Cromwell wielded such individual power that his death also sounded the death knell for his ideal of a British republic, free from a ruling monarchy. The public who once supported him had also quickly tired of his strict puritan rule. When the Royalists were returned to power in 1660 and put Charles II on the throne, they had a score to settle – and they weren’t about to let the fact that Cromwell was already dead get in their way.

In a show of near-farcical revenge, they dug up the bodies of Cromwell and two of his deceased comrades and subjected them to a posthumous public ritual execution. The date of January 30th was probably chosen for this bizarre spectacle as it also marked the anniversary of Charles I’s execution.

The bodies were dragged through the streets of London to the public gallows at Tyburn, where they were hanged for most of the day. At 4pm they were taken down, the heads cut off and the bodies dumped unceremoniously into a pit.

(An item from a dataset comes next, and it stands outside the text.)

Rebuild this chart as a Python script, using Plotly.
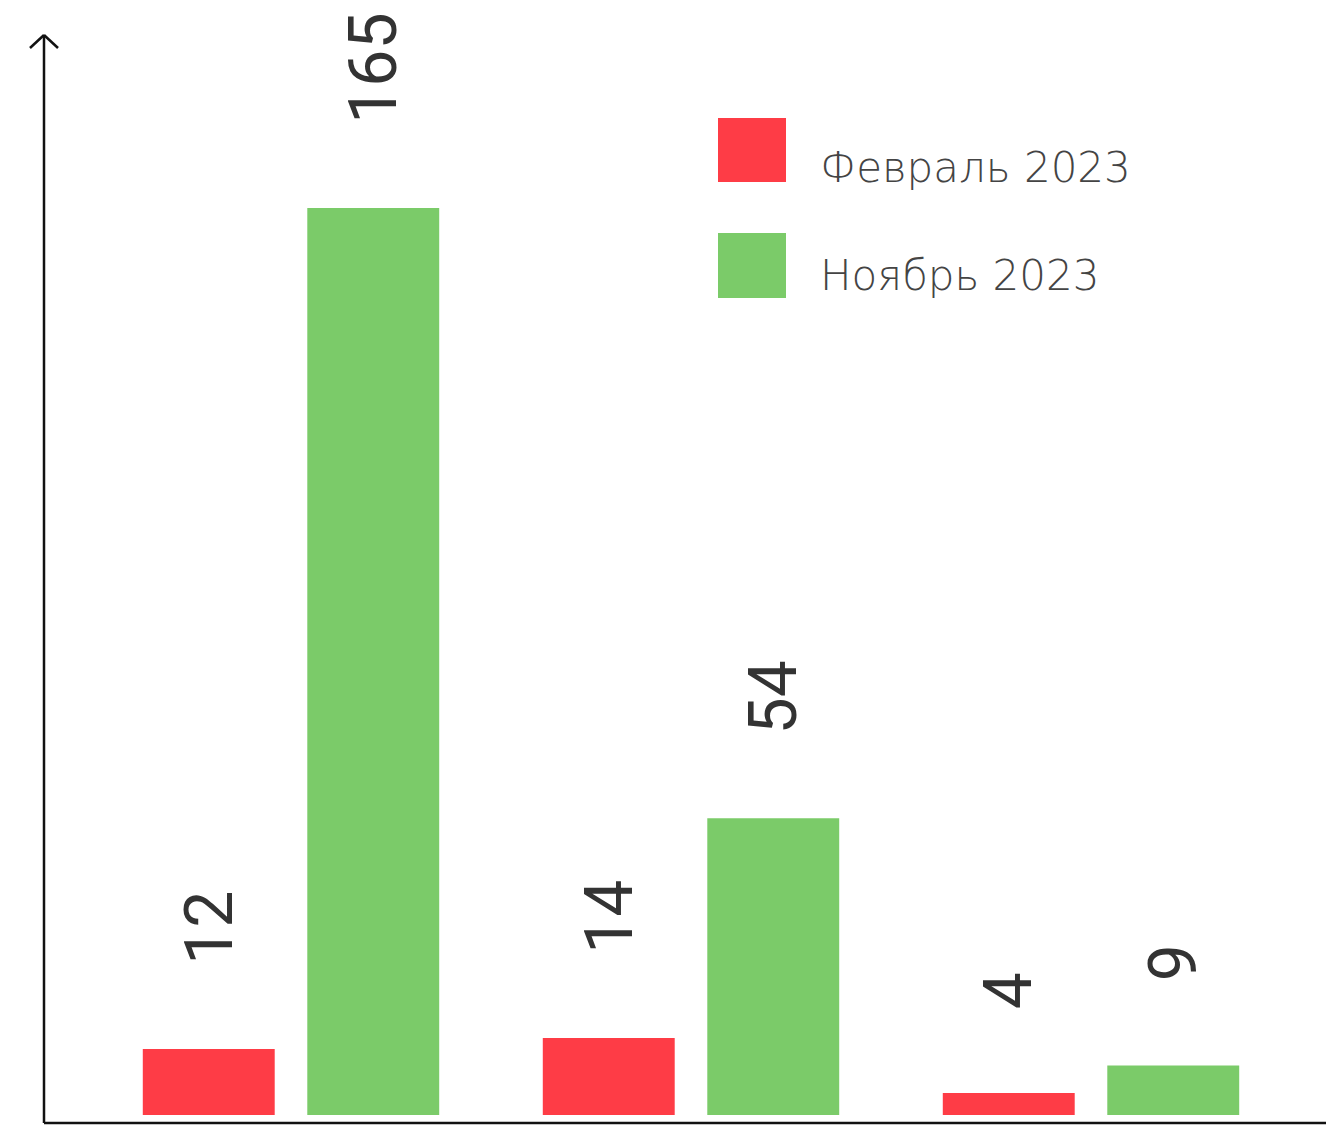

Incidentally, a far worse fate befell 12 surviving ‘regicides’ – those living Parliamentarians who participated in the trial and execution of Charles I. After their trial and conviction, they were sentenced to be ‘hanged, drawn and quartered’ – a truly horrific and excruciating form of execution best not described in detail here! (If you really want to know, and have a strong stomach, click here.)

After the ritual execution of Cromwell’s embalmed corpse, his severed head was displayed on a 20ft wooden spike outside Westminster Hall for the next 24 years, until 1685 when a violent storm snapped the spike and brought his bonce tumbling down. Even after that it changed hands many times, bought and sold for public display. It wasn’t reburied until 1960, more than 300 years after Cromwell’s death, with the exact location not disclosed in case it was dug up again!

Centuries after his death, Cromwell remains perhaps the most controversial and divisive figure in British history. In a 2002 public poll he was selected as one of the 10 greatest Britons of all time, yet the winner of that same poll, Sir Winston Churchill, considered Cromwell a military dictator motivated largely by religious fervour and his own lust for power.

He remains revered by many who consider him a revolutionary hero and father of true democracy, and a statue stands proudly outside the House of Commons. Yet he is reviled by others, not least in Ireland where his persecution of the Catholics was near-genocidal.

He died an all-powerful ruler, but after death his remains were subjected to ignominy. Even then he may have had the last laugh, as many historians cast doubt on whether the body dug up and mutilated by the Royalists was actually his.

They speculate that his friends had already disposed of his body privately and secretly, either before or shortly after the state funeral at Westminster Abbey, to protect it from vengeful Royalists. The ‘body’ used in the funeral was actually a wooden effigy, since the ceremony took place more than two months after Cromwell’s death and the corpse was unfit to ‘lie in state’ on public display. Various stories suggest Cromwell’s real remains lie undisturbed in either London, Cambridgeshire, Northamptonshire, Yorkshire or at the bottom of the deepest part of the River Thames.